There are times when, in writing a review, a critic is compelled to offer up some sort of explanation of the events of the film; a brief synopsis if you will. Then there are other films where anything more than a sentence or two is far too much. “Come to Daddy,” which premiered at the Tribeca Film Festival, is a work of the latter sort.
So, those short sentences explaining the film…
Directed by Ant Timpson, “Come to Daddy” finds a man, Norval (Elijah Wood), on a trip to visit his father. Upon arriving at the house, Norval is welcomed by this person whom he has not seen in years (Stephen McHattie). From there, things get weird.
That’s it. That’s all you’re going to get specifics-wise. Anything more than that would, potentially, ruin the myriad of twists and turns this movie takes over its brief run time, and that would be dreadful. If weird and twisted is your sort of film, “Come to Daddy” is sure to make you squeal.
This is a dark, at times disturbing movie, but by and large it plays out wonderfully. Wood and McHattie offer up a tremendous back and forth as the audience blindly gropes for clues as to why the father and son were separated, what kind of man each of these people is, and how their time together is going to unfold. This completely engrossing sequence is perhaps the best part of the film, and all too soon it is over.
Do not misunderstand, the film doesn’t drop off from there, although it does suffer from some pacing issues. Instead, it evolves into something completely different. “Come to Daddy” is a movie that repeatedly morphs from one thing to another in ways that feel utterly believable within the world that has been created, and yet are, at the same time, utterly ridiculous. It is a testament to Timpson and company (the story is by Toby Harvard based on an idea by Timpson) that such an absurd, insane, twisting narrative feels perfect.
Every actor in the film—the cast also includes Garfield Wilson, Madeline Sami, Martin Donovan, Michael Smiley, Simon Chin, and more—offers up particularly unique personalities. Smiley may stand out above and beyond everyone else in this realm. The “Free Fire” actor plays Jethro… a character I can’t tell you anything about because any sort of good explanation of Jethro would demand talking far more about the movie than one should. From the moment the character is introduced, what was already a bizarre film kicks it up two or three notches. As with everyone else, Smiley looks to be having a great time as his character, and that too helps keep the audience involved.

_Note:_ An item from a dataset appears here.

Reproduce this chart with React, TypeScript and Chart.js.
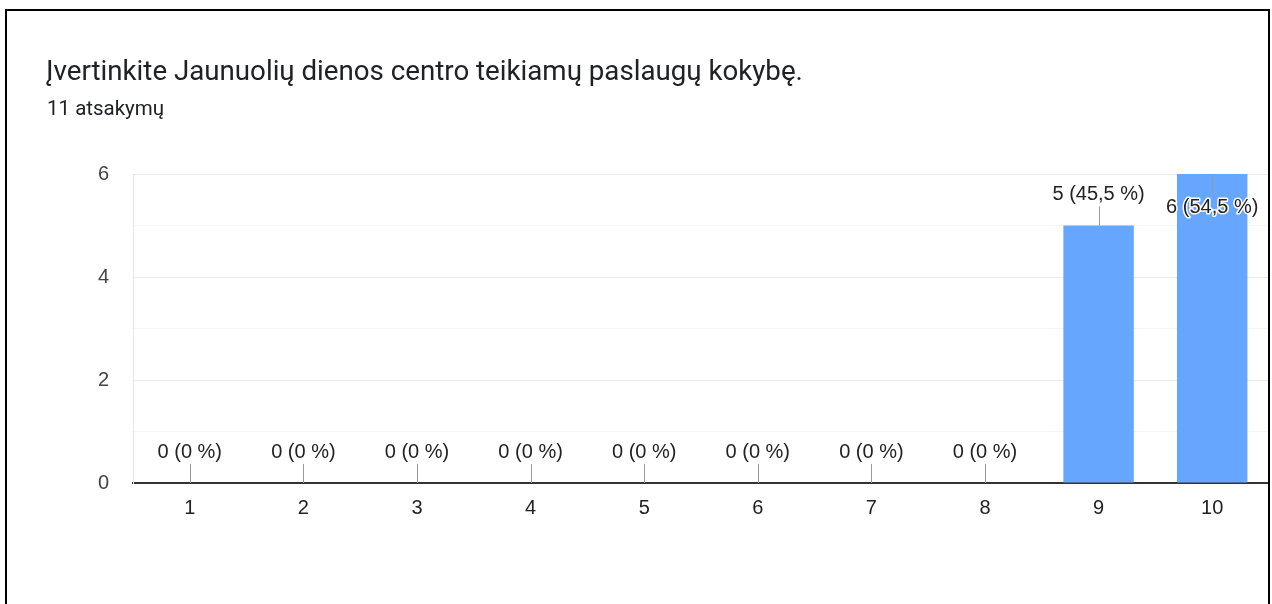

As noted, the film is a brief one, coming in a little over 90 minutes, but in some ways it feels improbable that Timpson is able to stretch things out that far
Without question, it takes a particular sort of person—one who doesn’t mind blood and guts—to enjoy “Come to Daddy,” but anyone who watches it ought to admire Timpson’s ability to flip a narrative on its ear and have it all still make complete sense while being utterly outlandish. It is a movie that will make many people smile even though they’re turned off by what they see. This is a brilliantly sick and twisted movie that will stay with you after you’re done watching.